Considerations for Interpreting the Findings

The authors do not provide detail on which programs comparison group students are enrolled in; student self-selection into public safety courses versus other college courses may present a confound. In addition, the authors used a cohort from previous enrollment years as the comparison group. Because the outcome data on the two groups were collected from participants at different times, differences in outcomes could be due to time-varying factors (such as overall changes in the economy) and not the intervention. Furthermore, the authors do not report baseline equivalence or controls for race/ethnicity, student’s pre-intervention degree of financial disadvantage, and student’s pre-intervention education/training or employment.

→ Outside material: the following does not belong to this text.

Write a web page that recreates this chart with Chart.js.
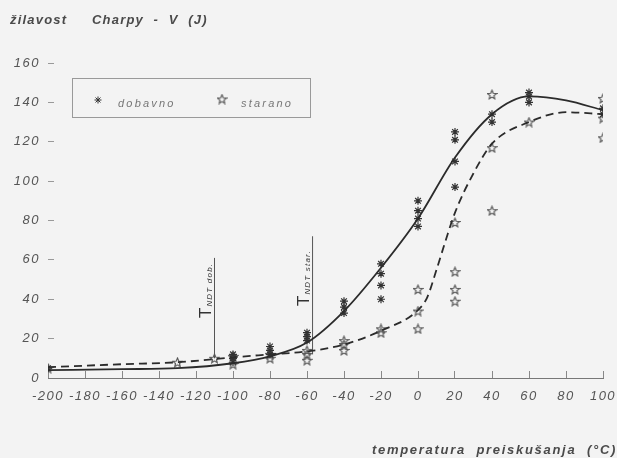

These potential preexisting differences between the groups—and not PSP program—could explain the observed differences in the outcome. Therefore, the study is not eligible for a moderate causal evidence rating, the highest rating available for nonexperimental designs.

Causal Evidence Rating

The quality of causal evidence presented in this report is low because the authors did not ensure that the groups being compared were similar before the intervention. This means we are not confident that the estimated effects are attributable to Crowder College’s enhanced PSP program; other factors are likely to have contributed.